Data on the Canadian GI workforce is necessary to ensure that human resources are sufficient to meet needs, to plan recruitment, to anticipate retirement, and to allow advocacy for a sufficient number of trainees to enter residency training. In order for information to be available year over year, a method needs to be developed to allow consistent capture of the data. A number of databases exist, but they measure different aspects of gastroenterology practice and produce differing numbers.
The purpose of this review is to explain the parameters which each database captures, to show the resultant estimates, and to suggest a method for annual capture of numbers without the need for the commission of customized Canadian GI reports.
Who is a Gastroenterologist?
The definition of a gastroenterologist is difficult, since many of the skills, and much of the knowledge, involved in the care of patients with digestive disease is not exclusive to GI specialists. This issue of definition results in a lack of agreement between the databases, which capture GI workforce numbers.
For example, the definition of a gastroenterologist as someone with internal medicine and subspecialty training in digestive disease who provides care for patients throughout the spectrum of cancer care and prevention, nutrition, liver disease, IBD and emergency care might be ideal but would exclude many leaders in the field.
In addition, gastroenterologists work in a variety of roles including clinical, administrative, research and educational. They may be full time, part time, active or retired; paid by fee for service or alternative funding; registered or not; formally certified in a specialty or not (1).

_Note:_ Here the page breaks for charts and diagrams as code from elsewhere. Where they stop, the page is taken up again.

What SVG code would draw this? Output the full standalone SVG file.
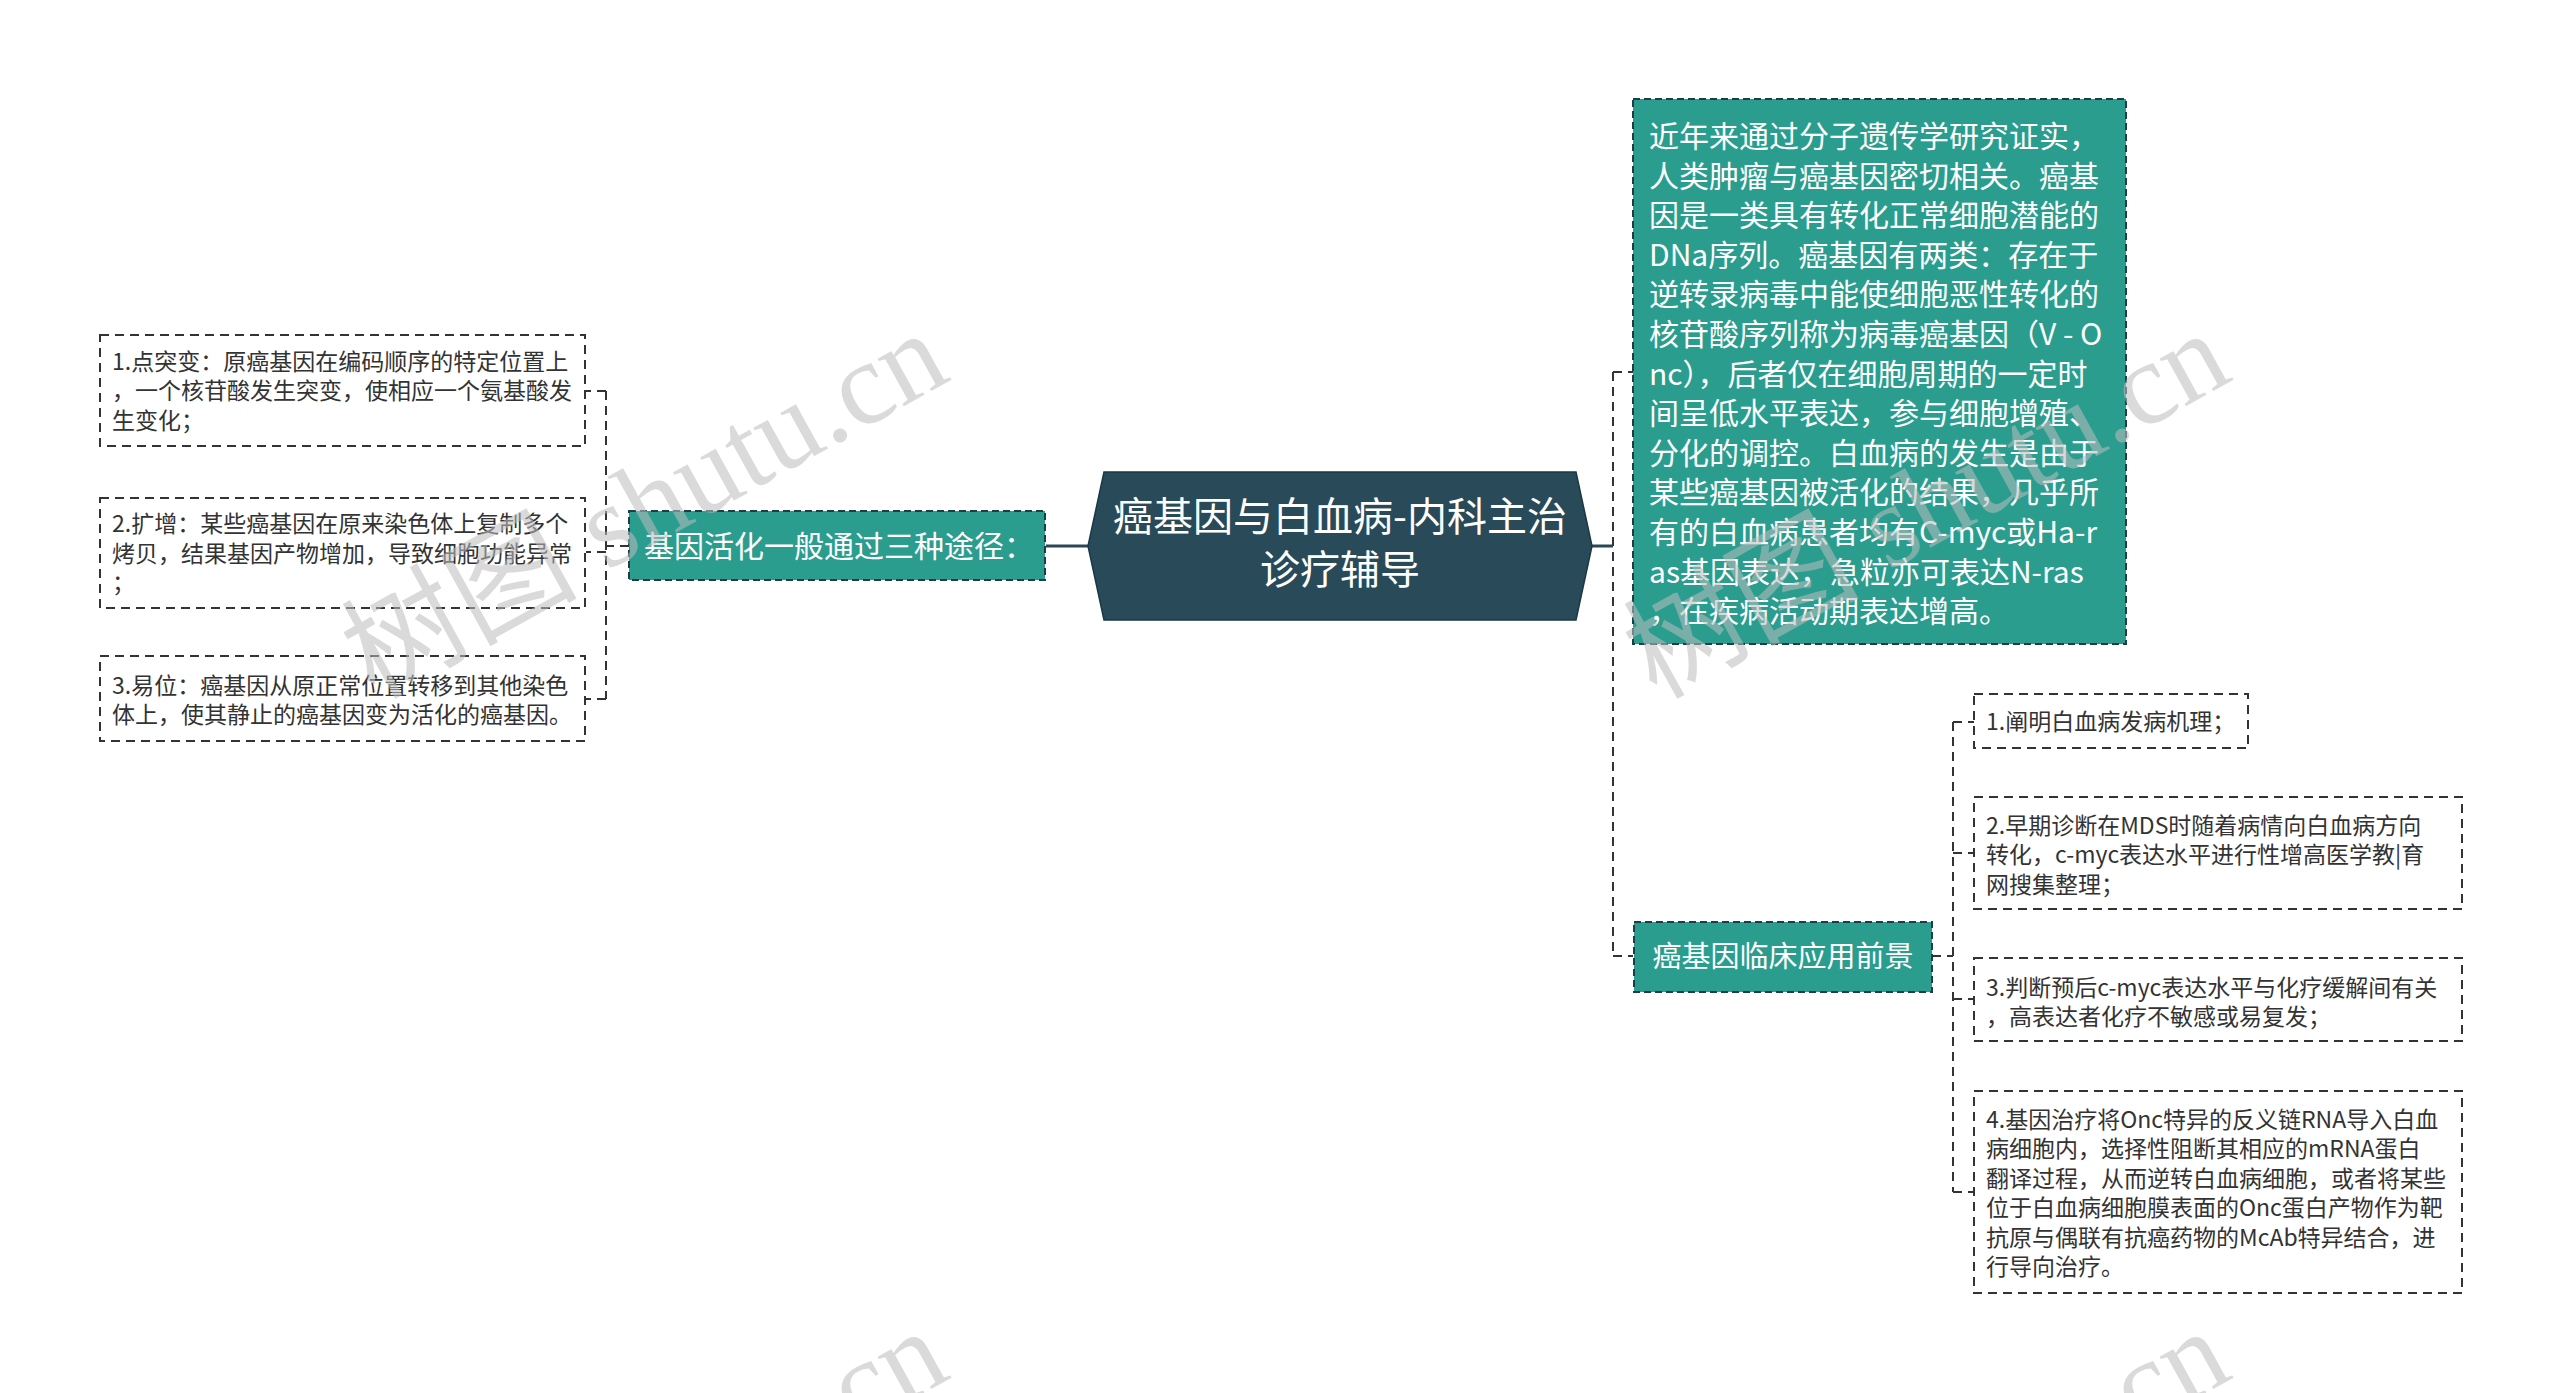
<svg xmlns="http://www.w3.org/2000/svg" width="2560" height="1393" viewBox="0 0 2560 1393">
<style>
.bg{fill:#ffffff}
.leaf{fill:#ffffff;stroke:#333333;stroke-width:2;stroke-dasharray:9 6}
.teal{fill:#2a9d8f;stroke:#1f3d45;stroke-width:2;stroke-dasharray:7 4}
.main{fill:#284a59;stroke:#1d3744;stroke-width:1.5}
.lt{font-family:"Noto Sans CJK SC","Noto Sans",sans-serif;font-size:23px;fill:#333333}
.wt{font-family:"Noto Sans CJK SC","Noto Sans",sans-serif;fill:#ffffff}
.conn{fill:none;stroke:#333333;stroke-width:2;stroke-dasharray:9 6}
.solid{fill:none;stroke:#2a4654;stroke-width:3}
.wm{font-family:"Liberation Serif","Noto Sans CJK SC",serif;font-size:118px;fill:#bdbdbd;opacity:0.55}
</style>
<rect class="bg" x="0" y="0" width="2560" height="1393"/>

<g id="connectors">
  <path class="solid" d="M1046,546 H1089"/>
  <path class="solid" d="M1591,546 H1613"/>
  <path class="conn" d="M629,546 H606"/>
  <path class="conn" d="M606,391 V699"/>
  <path class="conn" d="M606,391 H586"/>
  <path class="conn" d="M606,552 H586"/>
  <path class="conn" d="M606,699 H586"/>
  <path class="conn" d="M1613,372 V956"/>
  <path class="conn" d="M1613,372 H1633"/>
  <path class="conn" d="M1613,956 H1633"/>
  <path class="conn" d="M1932,956 H1953"/>
  <path class="conn" d="M1953,722 V1192"/>
  <path class="conn" d="M1953,722 H1974"/>
  <path class="conn" d="M1953,853 H1974"/>
  <path class="conn" d="M1953,999 H1974"/>
  <path class="conn" d="M1953,1192 H1974"/>
</g>

<g id="root">
  <path class="main" d="M1104,472 L1576,472 L1592,546 L1576,620 L1104,620 L1088,546 Z"/>
  <text class="wt" font-size="40" text-anchor="middle"><tspan x="1340" y="531">癌基因与白血病-内科主治</tspan><tspan x="1340" y="584">诊疗辅导</tspan></text>
</g>

<g id="node-activation">
  <rect class="teal" x="629" y="511" width="416" height="69"/>
  <text class="wt" font-size="30" x="644" y="557">基因活化一般通过三种途径：</text>
</g>

<g id="leaf-l1">
  <rect class="leaf" x="100" y="335" width="485" height="111"/>
  <text class="lt"><tspan x="112" y="369.5">1.点突变：原癌基因在编码顺序的特定位置上</tspan><tspan x="112" y="399">，一个核苷酸发生突变，使相应一个氨基酸发</tspan><tspan x="112" y="428.5">生变化；</tspan></text>
</g>
<g id="leaf-l2">
  <rect class="leaf" x="100" y="498" width="485" height="110"/>
  <text class="lt"><tspan x="112" y="532">2.扩增：某些癌基因在原来染色体上复制多个</tspan><tspan x="112" y="561.5">烤贝，结果基因产物增加，导致细胞功能异常</tspan><tspan x="112" y="591">；</tspan></text>
</g>
<g id="leaf-l3">
  <rect class="leaf" x="100" y="656" width="485" height="85"/>
  <text class="lt"><tspan x="112" y="693.5">3.易位：癌基因从原正常位置转移到其他染色</tspan><tspan x="112" y="723">体上，使其静止的癌基因变为活化的癌基因。</tspan></text>
</g>

<g id="node-summary">
  <rect class="teal" x="1633" y="99" width="493" height="545"/>
  <text class="wt" font-size="30">
    <tspan x="1649" y="147">近年来通过分子遗传学研究证实，</tspan>
    <tspan x="1649" y="186.6">人类肿瘤与癌基因密切相关。癌基</tspan>
    <tspan x="1649" y="226.2">因是一类具有转化正常细胞潜能的</tspan>
    <tspan x="1649" y="265.8">DNa序列。癌基因有两类：存在于</tspan>
    <tspan x="1649" y="305.4">逆转录病毒中能使细胞恶性转化的</tspan>
    <tspan x="1649" y="345">核苷酸序列称为病毒癌基因（V - O</tspan>
    <tspan x="1649" y="384.6">nc），后者仅在细胞周期的一定时</tspan>
    <tspan x="1649" y="424.2">间呈低水平表达，参与细胞增殖、</tspan>
    <tspan x="1649" y="463.8">分化的调控。白血病的发生是由于</tspan>
    <tspan x="1649" y="503.4">某些癌基因被活化的结果，几乎所</tspan>
    <tspan x="1649" y="543">有的白血病患者均有C-myc或Ha-r</tspan>
    <tspan x="1649" y="582.6">as基因表达，急粒亦可表达N-ras</tspan>
    <tspan x="1649" y="622.2">，在疾病活动期表达增高。</tspan>
  </text>
</g>

<g id="node-clinical">
  <rect class="teal" x="1634" y="922" width="298" height="70"/>
  <text class="wt" font-size="29" x="1783" y="967" text-anchor="middle">癌基因临床应用前景</text>
</g>

<g id="leaf-r1">
  <rect class="leaf" x="1974" y="694" width="274" height="54"/>
  <text class="lt" x="1986" y="729.5">1.阐明白血病发病机理；</text>
</g>
<g id="leaf-r2">
  <rect class="leaf" x="1974" y="797" width="488" height="112"/>
  <text class="lt"><tspan x="1986" y="833.5">2.早期诊断在MDS时随着病情向白血病方向</tspan><tspan x="1986" y="863">转化，c-myc表达水平进行性增高医学教|育</tspan><tspan x="1986" y="892.5">网搜集整理；</tspan></text>
</g>
<g id="leaf-r3">
  <rect class="leaf" x="1974" y="958" width="488" height="83"/>
  <text class="lt"><tspan x="1986" y="995.5">3.判断预后c-myc表达水平与化疗缓解间有关</tspan><tspan x="1986" y="1025">，高表达者化疗不敏感或易复发；</tspan></text>
</g>
<g id="leaf-r4">
  <rect class="leaf" x="1974" y="1091" width="488" height="202"/>
  <text class="lt">
    <tspan x="1986" y="1127.5">4.基因治疗将Onc特异的反义链RNA导入白血</tspan>
    <tspan x="1986" y="1157">病细胞内，选择性阻断其相应的mRNA蛋白</tspan>
    <tspan x="1986" y="1186.5">翻译过程，从而逆转白血病细胞，或者将某些</tspan>
    <tspan x="1986" y="1216">位于白血病细胞膜表面的Onc蛋白产物作为靶</tspan>
    <tspan x="1986" y="1245.5">抗原与偶联有抗癌药物的McAb特异结合，进</tspan>
    <tspan x="1986" y="1275">行导向治疗。</tspan>
  </text>
</g>

<g id="watermarks">
  <text class="wm" transform="translate(374,700) rotate(-29)">树图 shutu.cn</text>
  <text class="wm" transform="translate(1656,700) rotate(-29)">树图 shutu.cn</text>
  <text class="wm" transform="translate(374,1698) rotate(-29)">树图 shutu.cn</text>
  <text class="wm" transform="translate(1656,1698) rotate(-29)">树图 shutu.cn</text>
</g>
</svg>
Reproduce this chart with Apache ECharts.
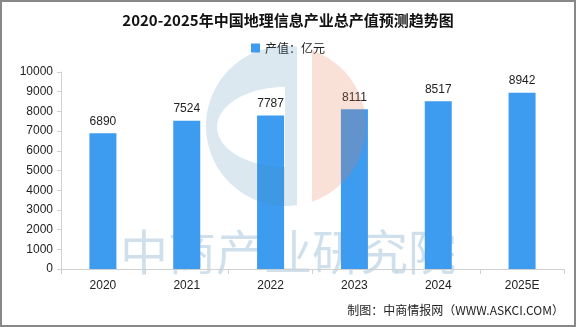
<!DOCTYPE html>
<html>
<head>
<meta charset="utf-8">
<script src="https://cdn.jsdelivr.net/npm/echarts@6/dist/echarts.min.js"></script>
<style>
html,body{margin:0;padding:0;background:#fff;}
#main{width:576px;height:327px;}
</style>
</head>
<body>
<div id="main"></div>
<script>
var titleText = '2020-2025年中国地理信息产业总产值预测趋势图';
var seriesName = '产值：亿元';
var categories = ['2020', '2021', '2022', '2023', '2024', '2025E'];
var values = [6890, 7524, 7787, 8111, 8517, 8942];
var sourceText = '制图：中商情报网（WWW.ASKCI.COM）';
var watermarkText = '中商产业研究院';

// decorative logo geometry (watermark)
var cx = 286, cy = 126, R = 80;
function circleArc(x0, fromDeg, toDeg, steps) {
  var pts = [];
  for (var i = 0; i <= steps; i++) {
    var a = (fromDeg + (toDeg - fromDeg) * i / steps) * Math.PI / 180;
    pts.push([cx + R * Math.cos(a), cy + R * Math.sin(a)]);
  }
  return pts;
}
function angAtX(x, top) {
  var dy = Math.sqrt(R * R - (x - cx) * (x - cx));
  return Math.atan2(top ? -dy : dy, x - cx) * 180 / Math.PI;
}
var ex = 285, ey = 127, erx = 68, ery = 40;
var cPts = [];
var aTop = angAtX(ex, true), aBot = angAtX(ex, false);
var aTopPos = aTop + 360;
cPts = cPts.concat(circleArc(ex, aTopPos, aBot, 60));
cPts.push([ex, ey + ery]);
for (var i = 0; i <= 40; i++) {
  var t = (90 + 180 * i / 40) * Math.PI / 180;
  cPts.push([ex + erx * Math.cos(t), ey + ery * Math.sin(t)]);
}
var sx2 = 297;
var stemPts = [];
stemPts = stemPts.concat(circleArc(0, angAtX(ex, true), angAtX(sx2, true), 4));
stemPts = stemPts.concat(circleArc(0, angAtX(sx2, false), angAtX(ex, false), 4));
var ox = 312;
var oPts = circleArc(0, angAtX(ox, true), angAtX(ox, false), 60);

var chart = echarts.init(document.getElementById('main'));
var baseFont = '"Liberation Sans","Noto Sans CJK SC",sans-serif';
chart.setOption({
  animation: false,
  backgroundColor: '#fff',
  title: {
    text: titleText,
    left: 'center',
    top: 8,
    textStyle: {fontSize: 15, fontWeight: 'bold', color: '#111', fontFamily: '"Noto Sans CJK SC",sans-serif'}
  },
  legend: {
    top: 37,
    left: 'center',
    itemWidth: 9,
    itemHeight: 9,
    itemGap: 10,
    icon: 'rect',
    textStyle: {fontSize: 12, color: '#222', fontFamily: '"Noto Sans CJK SC",sans-serif'},
    data: [seriesName]
  },
  grid: {left: 61, right: 12, top: 72, bottom: 58, containLabel: false},
  xAxis: {
    type: 'category',
    data: categories,
    axisLine: {lineStyle: {color: '#d0d0d0'}},
    axisTick: {show: true, length: 5, lineStyle: {color: '#d0d0d0'}},
    axisLabel: {color: '#222', fontSize: 12, margin: 11, fontFamily: baseFont}
  },
  yAxis: {
    type: 'value',
    min: 0,
    max: 10000,
    interval: 1000,
    axisLine: {show: true, lineStyle: {color: '#d0d0d0'}},
    axisTick: {show: true, length: 4, lineStyle: {color: '#d0d0d0'}},
    splitLine: {show: false},
    axisLabel: {color: '#222', fontSize: 12, margin: 8, fontFamily: baseFont,
      formatter: function (v) { return String(v); }}
  },
  series: [{
    name: seriesName,
    type: 'bar',
    data: values,
    barWidth: 27,
    itemStyle: {color: '#3d9bf0'},
    z: 2,
    label: {
      show: true,
      position: 'top',
      distance: 6,
      color: '#222',
      fontSize: 12,
      fontFamily: baseFont
    }
  }],
  graphic: [
    {
      type: 'text',
      left: 'center',
      top: 228,
      z: 0,
      silent: true,
      style: {
        text: watermarkText,
        fontSize: 48,
        fontFamily: '"Noto Sans CJK SC",sans-serif',
        fill: 'rgba(56,124,176,0.24)'
      }
    },
    {type: 'polygon', z: 100, silent: true, shape: {points: cPts}, style: {fill: 'rgba(76,140,180,0.2)'}},
    {type: 'polygon', z: 100, silent: true, shape: {points: stemPts}, style: {fill: 'rgba(76,140,180,0.2)'}},
    {type: 'polygon', z: 100, silent: true, shape: {points: oPts}, style: {fill: 'rgba(232,120,76,0.22)'}},
    {
      type: 'text',
      right: 12,
      top: 304,
      z: 100,
      silent: true,
      style: {text: sourceText, fontSize: 12, fill: '#222', fontFamily: '"Noto Sans CJK SC",sans-serif'}
    },
    {
      type: 'rect',
      z: 200,
      silent: true,
      shape: {x: 1, y: 1, width: 574, height: 325},
      style: {fill: 'none', stroke: '#888', lineWidth: 2}
    }
  ]
});
</script>
</body>
</html>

The databases capture different aspects of this depending on what they were designed to do.
Available National Databases
The databases which track GI workforce and activities include:
- Canadian Post-M.D. Education Registry (CAPER),
- Canadian Institute of Health Research: National Physician Data Base (CIHI-NPDB),
- Canadian Institute of Health Research: Scott’s Medical Data Base (CIHI-SMDB),
- Canadian Medical Association (CMA) Masterfile,
- The Royal College of Physicians and Surgeons (RCPSC).
In addition, many provinces maintain their own datasets on GI numbers. These can usually be accessed through the provincial medical colleges. In this review, we have focused on national databases.
Canadian Post-M.D. Education Registry (CAPER)
CAPER is maintained by the Association of Faculties of Medicine of Canada and is mandated “to provide accurate information which may be used for physician resource planning on a national basis”. Operating since 1986, data is submitted annually on November 1st from each university postgraduate medical education office. The data is collected from a number of organizations and institutions, such as the Association of Faculties of Medicine of Canada, Resident Doctors of Canada, the CMA, the RCPSC, the Medical Council of Canada, as well as Health Canada, and the provincial and territorial ministries of health.
CAPER’s Annual Census report provides Canadian postgraduate training statistics, including first year trainees and estimated practice entry cohort. CAPER provides data which is likely very accurate since it comes directly from the universities, and the numbers are small. Hence, it is the preferred database for Canadian GI trainee information, but does not reflect the number of GI’s in practice.